Search code examples
spring-cloud-dataflow

contentType getting prefixed to data written from HDFS sink


I am using HDFS sink and writing to HDFS. But the payload I write to HDFS is prefixed with ? contentType "text/plain" though this in not in the payload. Please let me know why this is getting prefixed and how to remove it.

stream create --definition ":streaming --spring.cloud.stream.bindings.output.producer.headerMode=raw > myprocessor --spring.cloud.stream.bindings.output.content-type=text/plain --spring.cloud.stream.bindings.input.consumer.headerMode=raw|hdfs --spring.hadoop.fsUri=hdfs://127.0.0.1:50071 --hdfs.directory=/ws/sparkoutput --hdfs.file-name=sparkstream --hdfs.enable-sync=true --hdfs.flush-timeout=10000 --spring.cloud.stream.bindings.input.consumer.headerMode=raw --spring.cloud.stream.bindings.input.content-type=text/plain" --name sparkstream


Solution

  • If you are assuming that header mode for the hdfs input is raw then you should make the output of myprocessor raw as well - i.e.

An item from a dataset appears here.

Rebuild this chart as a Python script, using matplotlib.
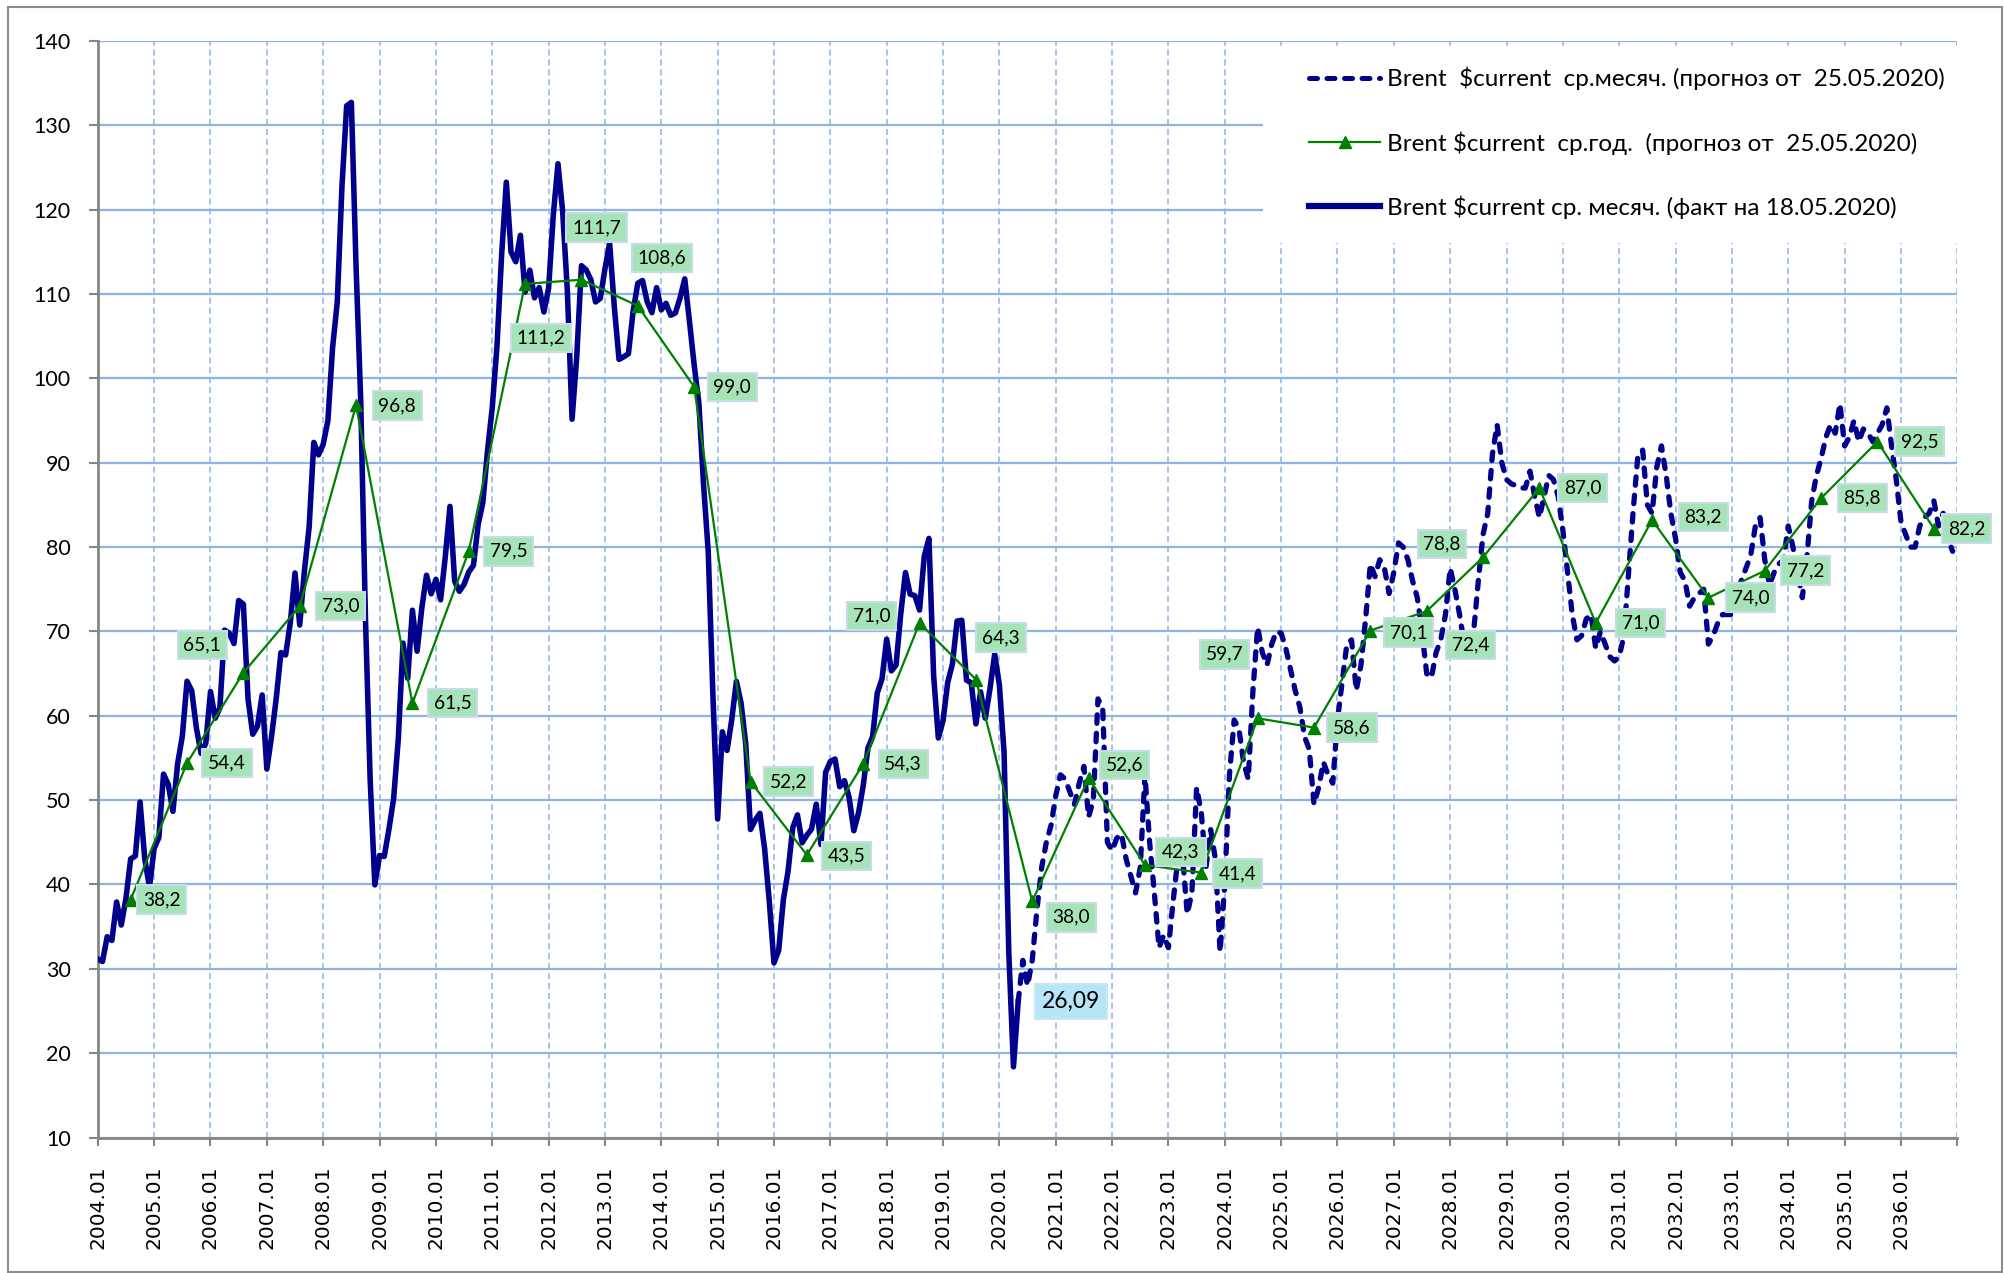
import numpy as np
import matplotlib
matplotlib.use("Agg")
import matplotlib.pyplot as plt
from matplotlib.patches import Rectangle
from matplotlib.lines import Line2D

# ---------------- data ----------------
first_year = 2004
last_year = 2036

# actual monthly Brent, 2004.01 .. 2020.05
fact_monthly = [
    31.18, 30.87, 33.80, 33.36, 37.92, 35.19, 38.37, 43.03, 43.38, 49.77, 43.05, 39.66,
    44.28, 45.56, 53.08, 51.86, 48.67, 54.31, 57.58, 64.09, 62.98, 58.52, 55.53, 56.75,
    62.87, 59.71, 60.93, 70.16, 69.78, 68.56, 73.67, 73.23, 61.96, 57.81, 58.76, 62.47,
    53.68, 57.56, 62.05, 67.49, 67.21, 71.05, 76.93, 70.76, 77.17, 82.34, 92.41, 90.93,
    92.18, 94.99, 103.64, 109.07, 122.80, 132.32, 132.72, 113.24, 97.23, 71.58, 52.45, 39.95,
    43.44, 43.32, 46.54, 50.18, 57.30, 68.61, 64.44, 72.51, 67.65, 72.77, 76.66, 74.46,
    76.17, 73.75, 78.83, 84.82, 75.95, 74.76, 75.58, 77.04, 77.84, 82.67, 85.28, 91.45,
    96.52, 103.72, 114.64, 123.26, 114.99, 113.83, 116.97, 110.22, 112.83, 109.55, 110.77, 107.87,
    110.69, 119.33, 125.45, 119.75, 110.34, 95.16, 102.62, 113.36, 112.86, 111.71, 109.06, 109.49,
    112.96, 116.05, 108.47, 102.25, 102.56, 102.92, 107.93, 111.28, 111.60, 109.08, 107.79, 110.76,
    108.12, 108.90, 107.48, 107.76, 109.54, 111.80, 106.77, 101.61, 97.09, 87.43, 79.44, 62.34,
    47.76, 58.10, 55.89, 59.52, 64.08, 61.48, 56.56, 46.52, 47.62, 48.43, 44.27, 38.01,
    30.70, 32.18, 38.21, 41.58, 46.74, 48.25, 44.95, 45.84, 46.57, 49.52, 44.73, 53.31,
    54.58, 54.87, 51.59, 52.31, 50.33, 46.37, 48.48, 51.70, 56.15, 57.51, 62.71, 64.37,
    69.08, 65.32, 66.02, 72.11, 76.98, 74.41, 74.25, 72.53, 78.89, 81.03, 64.75, 57.36,
    59.41, 63.96, 66.14, 71.23, 71.32, 64.22, 63.92, 59.04, 62.83, 59.71, 63.21, 67.31,
    63.65, 55.66, 32.01, 18.38, 26.09,
]

# forecast monthly Brent, 2020.05 .. 2036.12
forecast_monthly = [
    26.1, 31, 28, 31, 37, 42, 45, 47,
    50.5, 53, 52.5, 51, 49.5, 52, 54, 48, 50, 62, 61, 45,
    44, 45.5, 46, 43, 41, 39, 42, 53, 45, 39, 32.5, 34,
    32.5, 38, 43, 43.5, 36.5, 39, 51.5, 48.5, 42, 46.5, 43, 32,
    40, 53, 59.5, 58.5, 54.5, 52.5, 63, 70.5, 67.5, 66, 68.5, 70,
    69.8, 68, 65.5, 63, 61, 57.5, 56, 49.5, 51.5, 54.5, 53, 52,
    59.5, 64, 68.5, 69, 63, 66, 71.5, 78, 76.5, 78.5, 77.5, 74.5,
    77, 80.5, 80, 78.5, 76, 74, 70, 65, 64.5, 67.5, 69, 72,
    77.5, 75, 72, 68.5, 67.5, 70, 76, 81.5, 84, 91, 94.5, 90,
    88, 87.5, 87.3, 87, 87, 89, 86, 83.5, 86, 88.5, 88, 86,
    82, 77, 72, 69, 69.5, 71.5, 72, 68, 70, 68.5, 67, 66.5,
    67, 69.5, 77, 84.5, 91, 91.5, 85, 84, 89.5, 92, 88.5, 84,
    81, 77, 76, 73, 74, 74.5, 75, 68.5, 69.5, 71, 72, 72,
    72, 74, 76, 77.5, 79, 82.5, 83.5, 78.5, 75.5, 77, 78, 78.5,
    82.5, 80, 77, 74, 79, 85.5, 88.5, 90.5, 93, 94.5, 93.5, 97,
    92, 93, 95, 92.5, 94, 93.5, 92.5, 93.5, 94.5, 96.5, 92, 88,
    83, 81.5, 80, 80, 82.5, 83.5, 84, 85.5, 82.5, 84, 81, 79.5,
]

annual_years = list(range(2004, 2037))
annual_avg = [38.2, 54.4, 65.1, 73.0, 96.8, 61.5, 79.5, 111.2, 111.7, 108.6, 99.0,
              52.2, 43.5, 54.3, 71.0, 64.3, 38.0, 52.6, 42.3, 41.4, 59.7, 58.6,
              70.1, 72.4, 78.8, 87.0, 71.0, 83.2, 74.0, 77.2, 85.8, 92.5, 82.2]
last_fact_label = "26,09"

legend_labels = [
    "Brent  $current  ср.месяч. (прогноз от  25.05.2020)",
    "Brent $current  ср.год.  (прогноз от  25.05.2020)",
    "Brent $current ср. месяч. (факт на 18.05.2020)",
]

# ---------------- layout / style ----------------
# label offsets (pixels, label centre relative to point)
label_offsets = [(31, 0), (40, 0), (-41, 28), (41, 0), (41, 0), (40, 0), (40, 0),
                 (16, -54), (15, 52), (24, 48), (38, 0), (38, 0), (40, -1), (40, 0),
                 (-48, 7), (25, 42), (39, -16), (36, 13), (36, 13), (36, -1), (-33, 64),
                 (38, 0), (38, -2), (44, -34), (-41, 13), (43, 0), (45, 0), (51, 3),
                 (42, 0), (41, 0), (41, 0), (42, 0), (33, 0)]

NAVY = "#00008C"
GREEN = "#008000"
GRID = "#8EB4E3"
AXGRAY = "#868686"
MAIN_FONT = ["Lato", "DejaVu Sans"]

plt.rcParams["font.family"] = MAIN_FONT

fig = plt.figure(figsize=(20.04, 12.73), dpi=100)
L, R, T, B = 97.8 / 2004, 1957.3 / 2004, 1 - 41 / 1273, 1 - 1137.5 / 1273
ax = fig.add_axes([L, B, R - L, T - B])

n_months = (last_year - first_year + 1) * 12
x_fact = np.arange(len(fact_monthly))
x_fc = np.arange(n_months - len(forecast_monthly), n_months)
x_ann = (np.array(annual_years) - first_year) * 12 + 7

ax.plot(x_fc, forecast_monthly, color=NAVY, lw=3.8, dashes=(1.6, 1.9),
        dash_capstyle="round", solid_capstyle="round", zorder=4)
ax.plot(x_fact, fact_monthly, color=NAVY, lw=4.0, solid_joinstyle="round", zorder=5)
ax.plot(x_ann, annual_avg, color=GREEN, lw=1.6, marker="^", markersize=9, zorder=6)

box_kw = dict(boxstyle="square,pad=0.3", facecolor="#a6e4b8", edgecolor="#c8dbe9", lw=1.5)
for xv, yv, (dx, dy) in zip(x_ann, annual_avg, label_offsets):
    txt = f"{yv:.1f}".replace(".", ",")
    ax.annotate(txt, (xv, yv), xytext=(dx, dy), textcoords="offset pixels",
                ha="center", va="center", fontsize=13.8, color="black",
                bbox=box_kw, zorder=7, annotation_clip=False)

ax.annotate(last_fact_label, (x_fact[-1], fact_monthly[-1]), xytext=(53, 0),
            textcoords="offset pixels", ha="center", va="center", fontsize=16.5,
            bbox=dict(boxstyle="square,pad=0.3", facecolor="#b5e5f7", edgecolor="#c8e6f4", lw=1.5),
            zorder=7)

# axes
ax.set_xlim(0, n_months)
ax.set_ylim(10, 140)
ax.set_yticks(np.arange(10, 141, 10))
xt = np.arange(0, n_months + 1, 12)
ax.set_xticks(xt)
ax.set_xticklabels([f"{first_year + i}.01" if v < n_months else "" for i, v in enumerate(xt)],
                   rotation=90, fontfamily="DejaVu Sans", fontsize=14.5)
ax.tick_params(axis="y", labelsize=15.5, direction="out", length=6.5, width=1.5,
               color=AXGRAY, pad=13)
ax.tick_params(axis="x", direction="out", length=6, width=1.5, color=AXGRAY, pad=14)
for s in ["top", "right"]:
    ax.spines[s].set_visible(False)
for s in ["left", "bottom"]:
    ax.spines[s].set_color(AXGRAY)
    ax.spines[s].set_linewidth(2)
ax.set_axisbelow(True)
ax.yaxis.grid(True, color=GRID, lw=1.6, ls="-")
ax.xaxis.grid(True, color=GRID, lw=1.1, ls=(0, (4, 2.5)))

# legend background
ax.add_patch(Rectangle((0.6266, 0.8158), 1 - 0.6266, 0.9945 - 0.8158,
                       transform=ax.transAxes, facecolor="white", edgecolor="none", zorder=2))
handles = [
    Line2D([], [], color=NAVY, lw=3.6, dashes=(1.6, 1.9), dash_capstyle="round"),
    Line2D([], [], color=GREEN, lw=1.6, marker="^", markersize=8),
    Line2D([], [], color=NAVY, lw=4.5),
]
leg = ax.legend(handles, legend_labels, loc="upper left", bbox_to_anchor=(0.6514, 0.9763),
                frameon=False, fontsize=17.5, handlelength=2.92, handletextpad=0.29,
                labelspacing=1.67, borderpad=0, borderaxespad=0)
leg.set_zorder(8)

fig.add_artist(Rectangle((0.004, 0.001), 0.995, 0.9937, transform=fig.transFigure,
                         fill=False, edgecolor="#8c8c8c", lw=1.5))

fig.savefig("out.png", dpi=100)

     myprocessor --spring.cloud.stream.bindings.output.content-type=text/plain --spring.cloud.stream.bindings.input.consumer.headerMode=raw --spring.cloud.stream.bindings.output.producer.headerMode=raw
    

    Or alternatively you should remove the header settings on hdfs (since the sink will just process the payload then).